Prompt — Once the pictures are set aside, transcribe the remaining data exactly.
------
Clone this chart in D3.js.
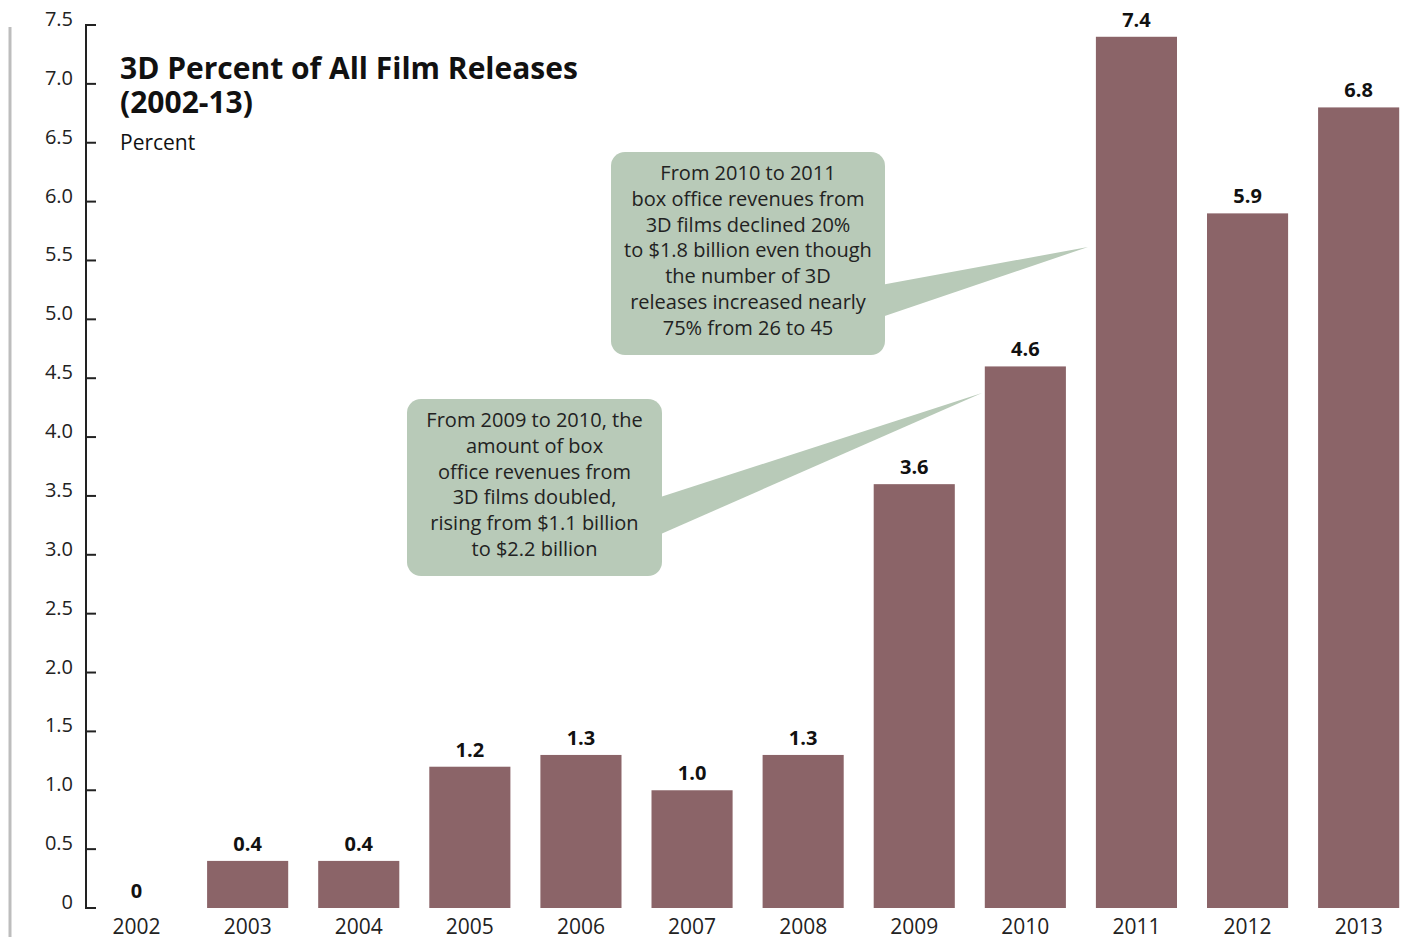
<!DOCTYPE html>
<html>
<head>
<meta charset="utf-8">
<script src="https://cdn.jsdelivr.net/npm/d3@7"></script>
<style>
  body { margin: 0; background: #fff; }
  svg { display: block; }
</style>
</head>
<body>
<div id="chart"></div>
<script>
var width = 1407;
var height = 937;

// data
var years = ["2002", "2003", "2004", "2005", "2006", "2007", "2008", "2009", "2010", "2011", "2012", "2013"];
var values = [0, 0.4, 0.4, 1.2, 1.3, 1.0, 1.3, 3.6, 4.6, 7.4, 5.9, 6.8];
var yTicks = [0, 0.5, 1, 1.5, 2, 2.5, 3, 3.5, 4, 4.5, 5, 5.5, 6, 6.5, 7, 7.5];

var note2010 = ["From 2010 to 2011", "box office revenues from", "3D films declined 20%",
    "to $1.8 billion even though", "the number of 3D", "releases increased nearly", "75% from 26 to 45"];
var note2009 = ["From 2009 to 2010, the", "amount of box", "office revenues from",
    "3D films doubled,", "rising from $1.1 billion", "to $2.2 billion"];

var font = "'Open Sans', 'Noto Sans', sans-serif";

var svg = d3.select("#chart").append("svg")
    .attr("width", width)
    .attr("height", height);

var x = d3.scaleBand()
    .domain(years)
    .range([81, 81 + 12 * 111.1])
    .paddingInner(0.27)
    .paddingOuter(0.135);

var y = d3.scaleLinear()
    .domain([0, 7.5])
    .range([908, 25]);

// grey rule at far left
svg.append("line")
    .attr("x1", 10).attr("x2", 10)
    .attr("y1", 27).attr("y2", height)
    .attr("stroke", "#bdbdbd")
    .attr("stroke-width", 3);

// y axis: line with ticks pointing right
var yAxis = svg.append("g");
yAxis.append("line")
    .attr("x1", 86).attr("x2", 86)
    .attr("y1", y(7.5)).attr("y2", y(0))
    .attr("stroke", "#222")
    .attr("stroke-width", 2);

yAxis.selectAll(".tick")
    .data(yTicks)
    .enter().append("line")
    .attr("x1", 85).attr("x2", 96)
    .attr("y1", function(d) { return y(d); })
    .attr("y2", function(d) { return y(d); })
    .attr("stroke", "#222")
    .attr("stroke-width", 2);

yAxis.selectAll(".tlabel")
    .data(yTicks)
    .enter().append("text")
    .text(function(d) { return d === 0 ? "0" : d.toFixed(1); })
    .attr("x", 73)
    .attr("y", function(d) { return y(d) + 1; })
    .attr("text-anchor", "end")
    .style("font-family", font)
    .style("font-size", "20px")
    .style("fill", "#222");

// bars
svg.selectAll(".bar")
    .data(values)
    .enter().append("rect")
    .attr("x", function(d, i) { return x(years[i]); })
    .attr("y", function(d) { return y(d); })
    .attr("width", x.bandwidth())
    .attr("height", function(d) { return y(0) - y(d); })
    .attr("fill", "#8b6468");

svg.selectAll(".val")
    .data(values)
    .enter().append("text")
    .text(function(d) { return d === 0 ? "0" : d.toFixed(1); })
    .attr("x", function(d, i) { return x(years[i]) + x.bandwidth() / 2; })
    .attr("y", function(d) { return y(d) - 10; })
    .attr("text-anchor", "middle")
    .style("font-family", font)
    .style("font-size", "20px")
    .style("font-weight", "bold")
    .style("fill", "#111");

svg.selectAll(".year")
    .data(years)
    .enter().append("text")
    .text(function(d) { return d; })
    .attr("x", function(d) { return x(d) + x.bandwidth() / 2; })
    .attr("y", 934)
    .attr("text-anchor", "middle")
    .style("font-family", font)
    .style("font-size", "21px")
    .style("fill", "#222");

// title
svg.append("text")
    .text("3D Percent of All Film Releases")
    .attr("x", 120).attr("y", 79)
    .style("font-family", font)
    .style("font-size", "30px")
    .style("font-weight", "bold")
    .style("fill", "#111");

svg.append("text")
    .text("(2002-13)")
    .attr("x", 120).attr("y", 113)
    .style("font-family", font)
    .style("font-size", "30px")
    .style("font-weight", "bold")
    .style("fill", "#111");

svg.append("text")
    .text("Percent")
    .attr("x", 120).attr("y", 150)
    .style("font-family", font)
    .style("font-size", "21px")
    .style("fill", "#111");

// callouts
function callout(box, pointer, lines, firstBaseline) {
    var g = svg.append("g");
    g.append("path")
        .attr("d", d3.line()(pointer) + "Z")
        .attr("fill", "#b8cab8");
    g.append("rect")
        .attr("x", box[0]).attr("y", box[1])
        .attr("width", box[2]).attr("height", box[3])
        .attr("rx", 14).attr("ry", 14)
        .attr("fill", "#b8cab8");
    g.selectAll("text")
        .data(lines)
        .enter().append("text")
        .text(function(d) { return d; })
        .attr("x", box[0] + box[2] / 2)
        .attr("y", function(d, i) { return firstBaseline + i * 25.8; })
        .attr("text-anchor", "middle")
        .style("font-family", font)
        .style("font-size", "20px")
        .style("fill", "#222");
}

callout([611, 152, 274, 203],
    [[870, 287], [1088, 247], [870, 321]],
    note2010, 180);

callout([407, 399, 255, 177],
    [[645, 502], [982, 393], [645, 541]],
    note2009, 427);
</script>
</body>
</html>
------
Problem solution —
Clone this chart in D3.js.
<!DOCTYPE html>
<html>
<head>
<meta charset="utf-8">
<script src="https://cdn.jsdelivr.net/npm/d3@7"></script>
<style>
  body { margin: 0; background: #fff; }
  svg { display: block; }
</style>
</head>
<body>
<div id="chart"></div>
<script>
var width = 1407;
var height = 937;

// data
var years = ["2002", "2003", "2004", "2005", "2006", "2007", "2008", "2009", "2010", "2011", "2012", "2013"];
var values = [0, 0.4, 0.4, 1.2, 1.3, 1.0, 1.3, 3.6, 4.6, 7.4, 5.9, 6.8];
var yTicks = [0, 0.5, 1, 1.5, 2, 2.5, 3, 3.5, 4, 4.5, 5, 5.5, 6, 6.5, 7, 7.5];

var note2010 = ["From 2010 to 2011", "box office revenues from", "3D films declined 20%",
    "to $1.8 billion even though", "the number of 3D", "releases increased nearly", "75% from 26 to 45"];
var note2009 = ["From 2009 to 2010, the", "amount of box", "office revenues from",
    "3D films doubled,", "rising from $1.1 billion", "to $2.2 billion"];

var font = "'Open Sans', 'Noto Sans', sans-serif";

var svg = d3.select("#chart").append("svg")
    .attr("width", width)
    .attr("height", height);

var x = d3.scaleBand()
    .domain(years)
    .range([81, 81 + 12 * 111.1])
    .paddingInner(0.27)
    .paddingOuter(0.135);

var y = d3.scaleLinear()
    .domain([0, 7.5])
    .range([908, 25]);

// grey rule at far left
svg.append("line")
    .attr("x1", 10).attr("x2", 10)
    .attr("y1", 27).attr("y2", height)
    .attr("stroke", "#bdbdbd")
    .attr("stroke-width", 3);

// y axis: line with ticks pointing right
var yAxis = svg.append("g");
yAxis.append("line")
    .attr("x1", 86).attr("x2", 86)
    .attr("y1", y(7.5)).attr("y2", y(0))
    .attr("stroke", "#222")
    .attr("stroke-width", 2);

yAxis.selectAll(".tick")
    .data(yTicks)
    .enter().append("line")
    .attr("x1", 85).attr("x2", 96)
    .attr("y1", function(d) { return y(d); })
    .attr("y2", function(d) { return y(d); })
    .attr("stroke", "#222")
    .attr("stroke-width", 2);

yAxis.selectAll(".tlabel")
    .data(yTicks)
    .enter().append("text")
    .text(function(d) { return d === 0 ? "0" : d.toFixed(1); })
    .attr("x", 73)
    .attr("y", function(d) { return y(d) + 1; })
    .attr("text-anchor", "end")
    .style("font-family", font)
    .style("font-size", "20px")
    .style("fill", "#222");

// bars
svg.selectAll(".bar")
    .data(values)
    .enter().append("rect")
    .attr("x", function(d, i) { return x(years[i]); })
    .attr("y", function(d) { return y(d); })
    .attr("width", x.bandwidth())
    .attr("height", function(d) { return y(0) - y(d); })
    .attr("fill", "#8b6468");

svg.selectAll(".val")
    .data(values)
    .enter().append("text")
    .text(function(d) { return d === 0 ? "0" : d.toFixed(1); })
    .attr("x", function(d, i) { return x(years[i]) + x.bandwidth() / 2; })
    .attr("y", function(d) { return y(d) - 10; })
    .attr("text-anchor", "middle")
    .style("font-family", font)
    .style("font-size", "20px")
    .style("font-weight", "bold")
    .style("fill", "#111");

svg.selectAll(".year")
    .data(years)
    .enter().append("text")
    .text(function(d) { return d; })
    .attr("x", function(d) { return x(d) + x.bandwidth() / 2; })
    .attr("y", 934)
    .attr("text-anchor", "middle")
    .style("font-family", font)
    .style("font-size", "21px")
    .style("fill", "#222");

// title
svg.append("text")
    .text("3D Percent of All Film Releases")
    .attr("x", 120).attr("y", 79)
    .style("font-family", font)
    .style("font-size", "30px")
    .style("font-weight", "bold")
    .style("fill", "#111");

svg.append("text")
    .text("(2002-13)")
    .attr("x", 120).attr("y", 113)
    .style("font-family", font)
    .style("font-size", "30px")
    .style("font-weight", "bold")
    .style("fill", "#111");

svg.append("text")
    .text("Percent")
    .attr("x", 120).attr("y", 150)
    .style("font-family", font)
    .style("font-size", "21px")
    .style("fill", "#111");

// callouts
function callout(box, pointer, lines, firstBaseline) {
    var g = svg.append("g");
    g.append("path")
        .attr("d", d3.line()(pointer) + "Z")
        .attr("fill", "#b8cab8");
    g.append("rect")
        .attr("x", box[0]).attr("y", box[1])
        .attr("width", box[2]).attr("height", box[3])
        .attr("rx", 14).attr("ry", 14)
        .attr("fill", "#b8cab8");
    g.selectAll("text")
        .data(lines)
        .enter().append("text")
        .text(function(d) { return d; })
        .attr("x", box[0] + box[2] / 2)
        .attr("y", function(d, i) { return firstBaseline + i * 25.8; })
        .attr("text-anchor", "middle")
        .style("font-family", font)
        .style("font-size", "20px")
        .style("fill", "#222");
}

callout([611, 152, 274, 203],
    [[870, 287], [1088, 247], [870, 321]],
    note2010, 180);

callout([407, 399, 255, 177],
    [[645, 502], [982, 393], [645, 541]],
    note2009, 427);
</script>
</body>
</html>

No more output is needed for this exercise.